■ **Data for the task**:

## begin

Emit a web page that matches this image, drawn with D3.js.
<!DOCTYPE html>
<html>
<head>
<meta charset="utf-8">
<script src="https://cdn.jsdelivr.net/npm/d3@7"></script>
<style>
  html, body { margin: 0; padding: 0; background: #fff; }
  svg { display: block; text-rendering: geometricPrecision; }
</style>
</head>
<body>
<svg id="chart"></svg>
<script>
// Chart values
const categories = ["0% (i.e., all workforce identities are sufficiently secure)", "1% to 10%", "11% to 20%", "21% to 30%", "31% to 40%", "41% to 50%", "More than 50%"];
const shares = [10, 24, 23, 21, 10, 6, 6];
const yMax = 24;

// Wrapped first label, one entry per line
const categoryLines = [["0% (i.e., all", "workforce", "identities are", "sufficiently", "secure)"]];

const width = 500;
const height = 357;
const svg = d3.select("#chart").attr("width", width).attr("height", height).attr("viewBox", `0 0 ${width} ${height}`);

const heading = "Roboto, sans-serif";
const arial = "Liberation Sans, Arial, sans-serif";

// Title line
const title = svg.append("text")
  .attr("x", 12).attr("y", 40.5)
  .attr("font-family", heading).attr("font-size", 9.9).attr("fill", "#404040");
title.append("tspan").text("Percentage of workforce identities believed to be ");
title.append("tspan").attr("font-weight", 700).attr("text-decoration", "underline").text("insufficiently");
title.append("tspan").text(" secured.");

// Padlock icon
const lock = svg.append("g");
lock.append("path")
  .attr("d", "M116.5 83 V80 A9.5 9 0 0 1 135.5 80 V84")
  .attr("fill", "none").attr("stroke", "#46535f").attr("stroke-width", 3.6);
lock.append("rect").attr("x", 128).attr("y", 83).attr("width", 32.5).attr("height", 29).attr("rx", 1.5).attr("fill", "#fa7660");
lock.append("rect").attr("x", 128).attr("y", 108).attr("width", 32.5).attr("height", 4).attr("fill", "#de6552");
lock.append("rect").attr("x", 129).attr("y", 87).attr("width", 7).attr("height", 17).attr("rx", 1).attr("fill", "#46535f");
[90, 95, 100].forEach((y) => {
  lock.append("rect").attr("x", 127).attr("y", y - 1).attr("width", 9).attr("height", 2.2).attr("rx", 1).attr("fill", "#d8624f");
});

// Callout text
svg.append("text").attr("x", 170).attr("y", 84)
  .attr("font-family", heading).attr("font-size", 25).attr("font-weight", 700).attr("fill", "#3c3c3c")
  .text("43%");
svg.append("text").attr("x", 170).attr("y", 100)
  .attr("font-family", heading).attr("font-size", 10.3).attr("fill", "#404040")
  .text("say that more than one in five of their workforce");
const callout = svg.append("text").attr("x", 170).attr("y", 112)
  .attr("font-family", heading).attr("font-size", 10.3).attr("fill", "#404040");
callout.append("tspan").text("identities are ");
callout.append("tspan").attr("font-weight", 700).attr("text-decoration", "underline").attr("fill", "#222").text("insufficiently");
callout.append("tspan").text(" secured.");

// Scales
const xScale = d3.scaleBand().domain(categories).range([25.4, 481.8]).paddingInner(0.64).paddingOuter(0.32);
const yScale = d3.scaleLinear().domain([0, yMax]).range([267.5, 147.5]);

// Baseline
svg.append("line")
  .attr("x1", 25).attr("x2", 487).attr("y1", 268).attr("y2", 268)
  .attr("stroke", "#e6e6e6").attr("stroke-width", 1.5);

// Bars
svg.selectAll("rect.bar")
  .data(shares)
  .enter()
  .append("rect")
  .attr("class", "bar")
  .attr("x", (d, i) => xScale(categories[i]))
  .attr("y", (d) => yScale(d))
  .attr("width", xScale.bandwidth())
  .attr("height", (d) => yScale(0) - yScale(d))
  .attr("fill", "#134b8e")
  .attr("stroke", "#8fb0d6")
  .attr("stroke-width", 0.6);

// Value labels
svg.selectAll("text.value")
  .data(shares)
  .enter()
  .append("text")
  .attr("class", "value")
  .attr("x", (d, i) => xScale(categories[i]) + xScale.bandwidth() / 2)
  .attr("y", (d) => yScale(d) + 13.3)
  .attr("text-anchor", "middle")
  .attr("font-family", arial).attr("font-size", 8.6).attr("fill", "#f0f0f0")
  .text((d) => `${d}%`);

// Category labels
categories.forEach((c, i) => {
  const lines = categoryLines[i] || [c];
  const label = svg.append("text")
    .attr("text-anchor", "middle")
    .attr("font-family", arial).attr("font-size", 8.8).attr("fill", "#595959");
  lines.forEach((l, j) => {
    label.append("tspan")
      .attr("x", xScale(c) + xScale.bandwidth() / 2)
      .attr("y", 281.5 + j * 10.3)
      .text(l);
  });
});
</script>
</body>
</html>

## end
## begin

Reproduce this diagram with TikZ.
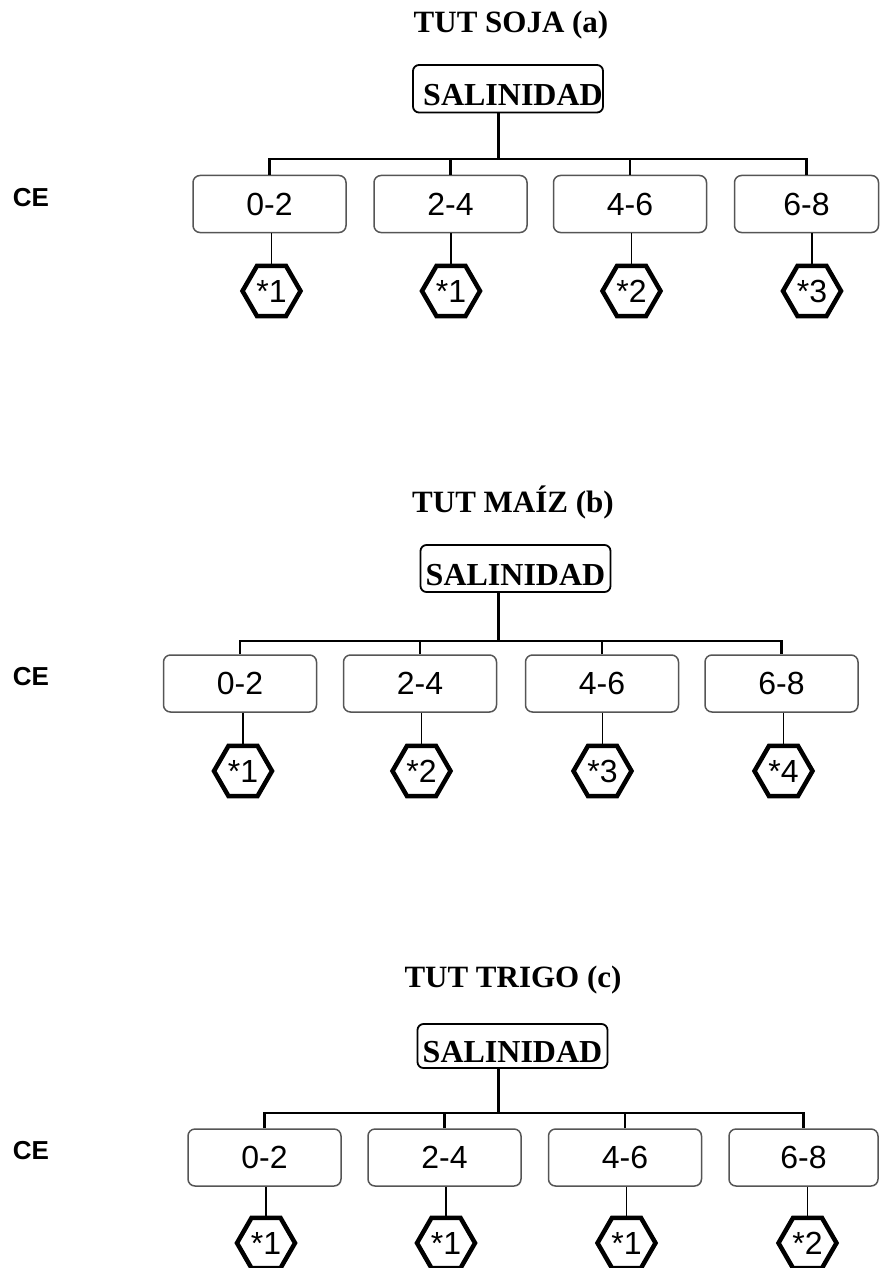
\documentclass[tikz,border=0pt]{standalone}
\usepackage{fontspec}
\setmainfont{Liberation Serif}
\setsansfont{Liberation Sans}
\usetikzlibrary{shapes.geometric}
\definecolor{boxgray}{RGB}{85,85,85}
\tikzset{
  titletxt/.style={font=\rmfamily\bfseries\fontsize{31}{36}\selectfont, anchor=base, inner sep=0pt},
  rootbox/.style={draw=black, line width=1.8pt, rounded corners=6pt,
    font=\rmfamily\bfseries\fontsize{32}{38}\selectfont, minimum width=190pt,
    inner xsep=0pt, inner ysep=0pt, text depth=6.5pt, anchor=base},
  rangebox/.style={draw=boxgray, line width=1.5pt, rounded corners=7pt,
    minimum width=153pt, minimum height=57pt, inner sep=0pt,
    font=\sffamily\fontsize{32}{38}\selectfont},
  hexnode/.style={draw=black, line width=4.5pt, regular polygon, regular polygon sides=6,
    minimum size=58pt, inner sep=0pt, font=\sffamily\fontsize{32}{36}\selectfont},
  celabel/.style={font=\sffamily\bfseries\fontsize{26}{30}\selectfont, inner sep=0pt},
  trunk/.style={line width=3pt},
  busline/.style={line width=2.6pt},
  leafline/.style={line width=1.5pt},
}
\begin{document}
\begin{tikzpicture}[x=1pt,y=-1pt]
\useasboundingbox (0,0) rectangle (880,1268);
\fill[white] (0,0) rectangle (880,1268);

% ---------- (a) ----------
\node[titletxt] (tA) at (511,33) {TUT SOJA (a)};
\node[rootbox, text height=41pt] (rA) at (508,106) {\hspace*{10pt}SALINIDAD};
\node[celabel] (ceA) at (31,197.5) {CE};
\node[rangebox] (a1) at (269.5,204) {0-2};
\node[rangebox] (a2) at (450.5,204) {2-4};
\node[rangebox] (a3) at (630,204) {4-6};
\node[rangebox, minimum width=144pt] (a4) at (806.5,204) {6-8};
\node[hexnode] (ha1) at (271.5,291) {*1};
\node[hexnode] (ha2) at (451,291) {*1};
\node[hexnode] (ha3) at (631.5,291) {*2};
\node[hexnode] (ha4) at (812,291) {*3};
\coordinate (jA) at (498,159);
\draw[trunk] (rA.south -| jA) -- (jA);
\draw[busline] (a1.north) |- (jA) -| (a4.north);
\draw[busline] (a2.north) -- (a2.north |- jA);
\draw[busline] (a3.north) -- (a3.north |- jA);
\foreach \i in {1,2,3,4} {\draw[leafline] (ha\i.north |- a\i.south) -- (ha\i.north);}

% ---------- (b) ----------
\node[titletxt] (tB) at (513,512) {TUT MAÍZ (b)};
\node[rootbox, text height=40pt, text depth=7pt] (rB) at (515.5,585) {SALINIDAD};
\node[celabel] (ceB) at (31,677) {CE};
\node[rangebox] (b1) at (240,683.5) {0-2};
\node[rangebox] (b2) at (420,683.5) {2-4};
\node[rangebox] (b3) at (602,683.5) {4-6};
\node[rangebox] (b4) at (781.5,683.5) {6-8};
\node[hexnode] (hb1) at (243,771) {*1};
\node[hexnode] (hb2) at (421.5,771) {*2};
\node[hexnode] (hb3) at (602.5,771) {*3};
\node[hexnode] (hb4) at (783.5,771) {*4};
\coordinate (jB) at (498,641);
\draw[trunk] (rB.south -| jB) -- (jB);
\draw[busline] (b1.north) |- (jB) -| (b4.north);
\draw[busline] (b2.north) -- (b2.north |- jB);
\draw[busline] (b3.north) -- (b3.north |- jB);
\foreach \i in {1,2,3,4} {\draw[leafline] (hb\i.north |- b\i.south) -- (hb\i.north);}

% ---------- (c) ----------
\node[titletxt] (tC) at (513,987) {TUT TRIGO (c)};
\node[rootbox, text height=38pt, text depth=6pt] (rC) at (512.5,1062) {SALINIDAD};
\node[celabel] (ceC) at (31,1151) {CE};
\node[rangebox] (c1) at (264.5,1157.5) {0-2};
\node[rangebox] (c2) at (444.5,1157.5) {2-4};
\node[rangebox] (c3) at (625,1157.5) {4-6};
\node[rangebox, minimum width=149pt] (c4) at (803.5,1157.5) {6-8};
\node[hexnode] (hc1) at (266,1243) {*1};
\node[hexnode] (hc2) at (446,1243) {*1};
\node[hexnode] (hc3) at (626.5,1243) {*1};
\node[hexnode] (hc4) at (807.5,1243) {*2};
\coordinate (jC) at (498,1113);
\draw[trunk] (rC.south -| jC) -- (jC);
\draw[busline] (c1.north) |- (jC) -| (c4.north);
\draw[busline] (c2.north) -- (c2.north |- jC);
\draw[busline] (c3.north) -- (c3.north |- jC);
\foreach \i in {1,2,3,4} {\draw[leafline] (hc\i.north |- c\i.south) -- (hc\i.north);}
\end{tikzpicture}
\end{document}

## end

■ **What to work on**:
Provide the count, and nothing else, of lines in the data above where the word "this" occurs.

■ **Task solution**:
2